Written exercise:
Copy each line of the data below exactly, leaving out pictures.

Provided data:

# # # # #

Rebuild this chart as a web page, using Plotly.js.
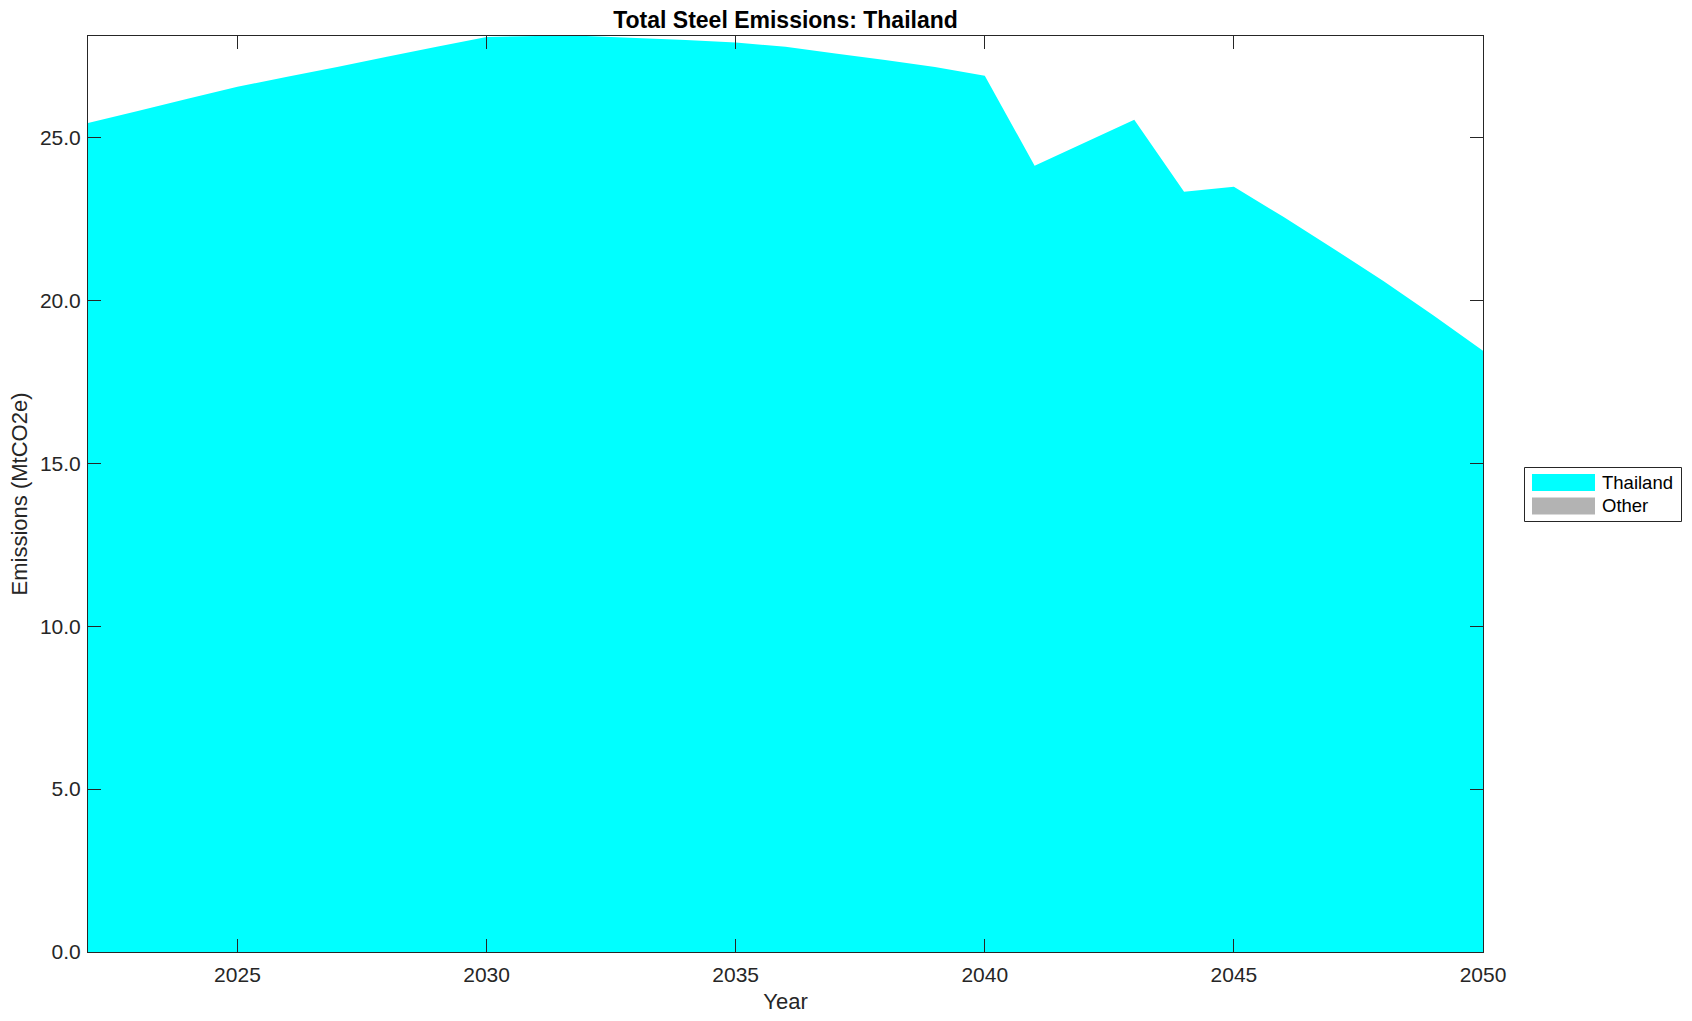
<!DOCTYPE html>
<html>
<head>
<meta charset="utf-8">
<script src="https://cdn.plot.ly/plotly-3.0.1.min.js"></script>
<style>html,body{margin:0;padding:0;background:#fff;}#chart{width:1692px;height:1021px;}</style>
</head>
<body>
<div id="chart"></div>
<script>
const years = [2022,2023,2024,2025,2026,2027,2028,2029,2030,2031,2032,2033,2034,2035,2036,2037,2038,2039,2040,2041,2042,2043,2044,2045,2046,2047,2048,2049,2050];
const thailand = [25.45,25.82,26.19,26.56,26.87,27.17,27.48,27.79,28.09,28.12,28.12,28.06,28.00,27.92,27.79,27.58,27.38,27.17,26.90,24.14,24.84,25.55,23.34,23.49,22.56,21.59,20.60,19.55,18.46];
const other = [0,0,0,0,0,0,0,0,0,0,0,0,0,0,0,0,0,0,0,0,0,0,0,0,0,0,0,0,0];
const seriesNames = ["Thailand","Other"];
const seriesColors = ["#00FFFF","#B3B3B3"];
const chartTitle = "Total Steel Emissions: Thailand";
const xTitle = "Year";
const yTitle = "Emissions (MtCO2e)";

const W = 1692, H = 1021;
const L = 88, R = 1483, T = 36, B = 952;
const px = x => (x - L) / (R - L);
const py = y => (B - y) / (B - T);
const FONT = '"Liberation Sans", Arial, Helvetica, sans-serif';

const traces = [thailand, other].map((vals, i) => ({
  type: 'scatter', mode: 'none', x: years, y: vals,
  stackgroup: 'one', name: seriesNames[i],
  fillcolor: seriesColors[i], line: {width: 0},
  showlegend: false, hoverinfo: 'x+y+name'
}));

const ymax = Math.max(...thailand.map((v, i) => v + other[i]));

const axisCommon = {
  showline: true, linecolor: '#262626', linewidth: 1, mirror: 'allticks',
  ticks: 'inside', ticklen: 13, tickwidth: 1, tickcolor: '#262626',
  showgrid: false, zeroline: false,
  tickfont: {family: FONT, size: 21, color: '#262626'}
};

// legend drawn in pixel-space boxes
const shapes = [
  {type: 'rect', xref: 'paper', yref: 'paper', x0: px(1524.5), x1: px(1681.5), y0: py(467.5), y1: py(521.5),
   line: {color: '#262626', width: 1}, fillcolor: '#FFFFFF'}
];
const annotations = [];
seriesNames.forEach((n, i) => {
  const yc = 482.5 + i * 23.5;
  shapes.push({type: 'rect', xref: 'paper', yref: 'paper', x0: px(1532), x1: px(1595), y0: py(yc + 8.5), y1: py(yc - 8.5),
    line: {width: 0}, fillcolor: seriesColors[i]});
  annotations.push({xref: 'paper', yref: 'paper', x: px(1600), y: py(yc), xanchor: 'left', yanchor: 'middle',
    text: n, showarrow: false, font: {family: FONT, size: 18.5, color: '#000'}});
});

const layout = {
  width: W, height: H,
  margin: {l: L, r: W - R, t: T, b: H - B, pad: 0},
  paper_bgcolor: '#FFFFFF', plot_bgcolor: '#FFFFFF',
  font: {family: FONT, color: '#262626'},
  showlegend: false,
  title: {text: '<b>' + chartTitle + '</b>', x: 0.5 * (px(L) + px(R)), xref: 'paper', xanchor: 'center',
    y: 1 - 19.5 / H, yanchor: 'middle', font: {family: FONT, size: 23, color: '#000'}},
  xaxis: Object.assign({}, axisCommon, {
    range: [2022, 2050], tick0: 2025, dtick: 5, ticklabelstandoff: 4,
    title: {text: xTitle, font: {family: FONT, size: 22, color: '#262626'}, standoff: 8}
  }),
  yaxis: Object.assign({}, axisCommon, {
    range: [0, ymax], tick0: 0, dtick: 5, tickformat: '.1f', ticklabelstandoff: 2,
    title: {text: yTitle, font: {family: FONT, size: 22, color: '#262626'}, standoff: 6}
  }),
  shapes: shapes,
  annotations: annotations
};

Plotly.newPlot('chart', traces, layout, {displayModeBar: false, staticPlot: true});
</script>
</body>
</html>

# # # # #

The response:
Rebuild this chart as a web page, using Plotly.js.
<!DOCTYPE html>
<html>
<head>
<meta charset="utf-8">
<script src="https://cdn.plot.ly/plotly-3.0.1.min.js"></script>
<style>html,body{margin:0;padding:0;background:#fff;}#chart{width:1692px;height:1021px;}</style>
</head>
<body>
<div id="chart"></div>
<script>
const years = [2022,2023,2024,2025,2026,2027,2028,2029,2030,2031,2032,2033,2034,2035,2036,2037,2038,2039,2040,2041,2042,2043,2044,2045,2046,2047,2048,2049,2050];
const thailand = [25.45,25.82,26.19,26.56,26.87,27.17,27.48,27.79,28.09,28.12,28.12,28.06,28.00,27.92,27.79,27.58,27.38,27.17,26.90,24.14,24.84,25.55,23.34,23.49,22.56,21.59,20.60,19.55,18.46];
const other = [0,0,0,0,0,0,0,0,0,0,0,0,0,0,0,0,0,0,0,0,0,0,0,0,0,0,0,0,0];
const seriesNames = ["Thailand","Other"];
const seriesColors = ["#00FFFF","#B3B3B3"];
const chartTitle = "Total Steel Emissions: Thailand";
const xTitle = "Year";
const yTitle = "Emissions (MtCO2e)";

const W = 1692, H = 1021;
const L = 88, R = 1483, T = 36, B = 952;
const px = x => (x - L) / (R - L);
const py = y => (B - y) / (B - T);
const FONT = '"Liberation Sans", Arial, Helvetica, sans-serif';

const traces = [thailand, other].map((vals, i) => ({
  type: 'scatter', mode: 'none', x: years, y: vals,
  stackgroup: 'one', name: seriesNames[i],
  fillcolor: seriesColors[i], line: {width: 0},
  showlegend: false, hoverinfo: 'x+y+name'
}));

const ymax = Math.max(...thailand.map((v, i) => v + other[i]));

const axisCommon = {
  showline: true, linecolor: '#262626', linewidth: 1, mirror: 'allticks',
  ticks: 'inside', ticklen: 13, tickwidth: 1, tickcolor: '#262626',
  showgrid: false, zeroline: false,
  tickfont: {family: FONT, size: 21, color: '#262626'}
};

// legend drawn in pixel-space boxes
const shapes = [
  {type: 'rect', xref: 'paper', yref: 'paper', x0: px(1524.5), x1: px(1681.5), y0: py(467.5), y1: py(521.5),
   line: {color: '#262626', width: 1}, fillcolor: '#FFFFFF'}
];
const annotations = [];
seriesNames.forEach((n, i) => {
  const yc = 482.5 + i * 23.5;
  shapes.push({type: 'rect', xref: 'paper', yref: 'paper', x0: px(1532), x1: px(1595), y0: py(yc + 8.5), y1: py(yc - 8.5),
    line: {width: 0}, fillcolor: seriesColors[i]});
  annotations.push({xref: 'paper', yref: 'paper', x: px(1600), y: py(yc), xanchor: 'left', yanchor: 'middle',
    text: n, showarrow: false, font: {family: FONT, size: 18.5, color: '#000'}});
});

const layout = {
  width: W, height: H,
  margin: {l: L, r: W - R, t: T, b: H - B, pad: 0},
  paper_bgcolor: '#FFFFFF', plot_bgcolor: '#FFFFFF',
  font: {family: FONT, color: '#262626'},
  showlegend: false,
  title: {text: '<b>' + chartTitle + '</b>', x: 0.5 * (px(L) + px(R)), xref: 'paper', xanchor: 'center',
    y: 1 - 19.5 / H, yanchor: 'middle', font: {family: FONT, size: 23, color: '#000'}},
  xaxis: Object.assign({}, axisCommon, {
    range: [2022, 2050], tick0: 2025, dtick: 5, ticklabelstandoff: 4,
    title: {text: xTitle, font: {family: FONT, size: 22, color: '#262626'}, standoff: 8}
  }),
  yaxis: Object.assign({}, axisCommon, {
    range: [0, ymax], tick0: 0, dtick: 5, tickformat: '.1f', ticklabelstandoff: 2,
    title: {text: yTitle, font: {family: FONT, size: 22, color: '#262626'}, standoff: 6}
  }),
  shapes: shapes,
  annotations: annotations
};

Plotly.newPlot('chart', traces, layout, {displayModeBar: false, staticPlot: true});
</script>
</body>
</html>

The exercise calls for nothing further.